▶ **EXERCISE AIM**
Include the line with "title, fontsize=FS, color=txt, va='baseline', ha='left')" and every line before it in the entries below, echoed exactly, but not the pictures.

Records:
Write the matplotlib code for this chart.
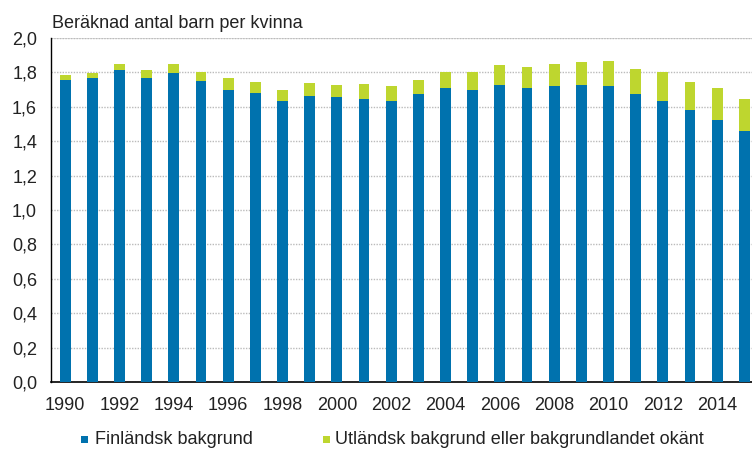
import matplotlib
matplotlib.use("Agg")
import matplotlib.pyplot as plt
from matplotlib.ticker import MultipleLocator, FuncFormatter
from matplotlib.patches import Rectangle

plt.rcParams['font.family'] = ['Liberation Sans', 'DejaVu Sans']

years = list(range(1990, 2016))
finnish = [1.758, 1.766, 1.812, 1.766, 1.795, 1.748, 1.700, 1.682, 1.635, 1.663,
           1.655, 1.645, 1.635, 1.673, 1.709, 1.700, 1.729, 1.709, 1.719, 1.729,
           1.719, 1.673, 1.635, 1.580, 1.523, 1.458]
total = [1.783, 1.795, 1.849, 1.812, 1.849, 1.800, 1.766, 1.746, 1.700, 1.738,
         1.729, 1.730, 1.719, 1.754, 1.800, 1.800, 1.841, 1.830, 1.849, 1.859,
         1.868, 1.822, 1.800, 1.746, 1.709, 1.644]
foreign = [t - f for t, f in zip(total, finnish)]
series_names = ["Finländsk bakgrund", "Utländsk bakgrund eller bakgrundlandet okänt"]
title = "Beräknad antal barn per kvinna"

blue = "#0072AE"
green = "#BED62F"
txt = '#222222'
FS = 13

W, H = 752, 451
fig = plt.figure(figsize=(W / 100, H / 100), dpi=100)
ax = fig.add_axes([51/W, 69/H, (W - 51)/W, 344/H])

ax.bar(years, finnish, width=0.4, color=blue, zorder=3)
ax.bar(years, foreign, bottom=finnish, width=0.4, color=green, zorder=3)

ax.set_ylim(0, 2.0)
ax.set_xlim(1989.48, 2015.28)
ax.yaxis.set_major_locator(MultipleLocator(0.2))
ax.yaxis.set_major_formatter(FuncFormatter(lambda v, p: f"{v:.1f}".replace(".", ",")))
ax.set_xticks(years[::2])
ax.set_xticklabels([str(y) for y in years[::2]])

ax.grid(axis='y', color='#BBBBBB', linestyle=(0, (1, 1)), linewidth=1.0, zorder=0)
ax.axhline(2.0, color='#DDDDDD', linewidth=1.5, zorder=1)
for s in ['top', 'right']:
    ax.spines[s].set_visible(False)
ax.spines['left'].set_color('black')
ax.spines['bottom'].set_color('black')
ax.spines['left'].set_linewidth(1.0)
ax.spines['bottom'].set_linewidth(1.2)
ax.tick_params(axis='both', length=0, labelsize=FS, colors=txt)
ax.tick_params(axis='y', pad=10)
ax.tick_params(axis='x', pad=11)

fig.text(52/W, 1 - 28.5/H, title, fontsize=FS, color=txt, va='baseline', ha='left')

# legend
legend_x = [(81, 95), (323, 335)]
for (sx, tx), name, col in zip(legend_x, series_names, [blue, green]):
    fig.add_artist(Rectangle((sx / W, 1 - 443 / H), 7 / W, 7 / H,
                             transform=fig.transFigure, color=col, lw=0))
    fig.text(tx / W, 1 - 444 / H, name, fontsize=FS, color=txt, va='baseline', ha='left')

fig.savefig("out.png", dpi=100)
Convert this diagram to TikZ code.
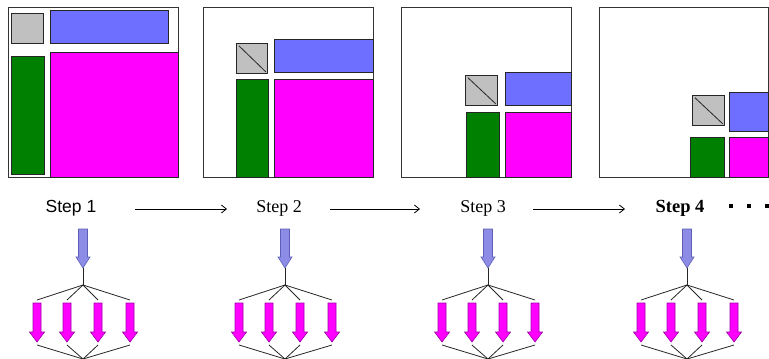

▶ **CORRECT OUTPUT**
Write the matplotlib code for this chart.
import matplotlib
matplotlib.use("Agg")
import matplotlib.pyplot as plt
from matplotlib.ticker import MultipleLocator, FuncFormatter
from matplotlib.patches import Rectangle

plt.rcParams['font.family'] = ['Liberation Sans', 'DejaVu Sans']

years = list(range(1990, 2016))
finnish = [1.758, 1.766, 1.812, 1.766, 1.795, 1.748, 1.700, 1.682, 1.635, 1.663,
           1.655, 1.645, 1.635, 1.673, 1.709, 1.700, 1.729, 1.709, 1.719, 1.729,
           1.719, 1.673, 1.635, 1.580, 1.523, 1.458]
total = [1.783, 1.795, 1.849, 1.812, 1.849, 1.800, 1.766, 1.746, 1.700, 1.738,
         1.729, 1.730, 1.719, 1.754, 1.800, 1.800, 1.841, 1.830, 1.849, 1.859,
         1.868, 1.822, 1.800, 1.746, 1.709, 1.644]
foreign = [t - f for t, f in zip(total, finnish)]
series_names = ["Finländsk bakgrund", "Utländsk bakgrund eller bakgrundlandet okänt"]
title = "Beräknad antal barn per kvinna"

blue = "#0072AE"
green = "#BED62F"
txt = '#222222'
FS = 13

W, H = 752, 451
fig = plt.figure(figsize=(W / 100, H / 100), dpi=100)
ax = fig.add_axes([51/W, 69/H, (W - 51)/W, 344/H])

ax.bar(years, finnish, width=0.4, color=blue, zorder=3)
ax.bar(years, foreign, bottom=finnish, width=0.4, color=green, zorder=3)

ax.set_ylim(0, 2.0)
ax.set_xlim(1989.48, 2015.28)
ax.yaxis.set_major_locator(MultipleLocator(0.2))
ax.yaxis.set_major_formatter(FuncFormatter(lambda v, p: f"{v:.1f}".replace(".", ",")))
ax.set_xticks(years[::2])
ax.set_xticklabels([str(y) for y in years[::2]])

ax.grid(axis='y', color='#BBBBBB', linestyle=(0, (1, 1)), linewidth=1.0, zorder=0)
ax.axhline(2.0, color='#DDDDDD', linewidth=1.5, zorder=1)
for s in ['top', 'right']:
    ax.spines[s].set_visible(False)
ax.spines['left'].set_color('black')
ax.spines['bottom'].set_color('black')
ax.spines['left'].set_linewidth(1.0)
ax.spines['bottom'].set_linewidth(1.2)
ax.tick_params(axis='both', length=0, labelsize=FS, colors=txt)
ax.tick_params(axis='y', pad=10)
ax.tick_params(axis='x', pad=11)

fig.text(52/W, 1 - 28.5/H, title, fontsize=FS, color=txt, va='baseline', ha='left')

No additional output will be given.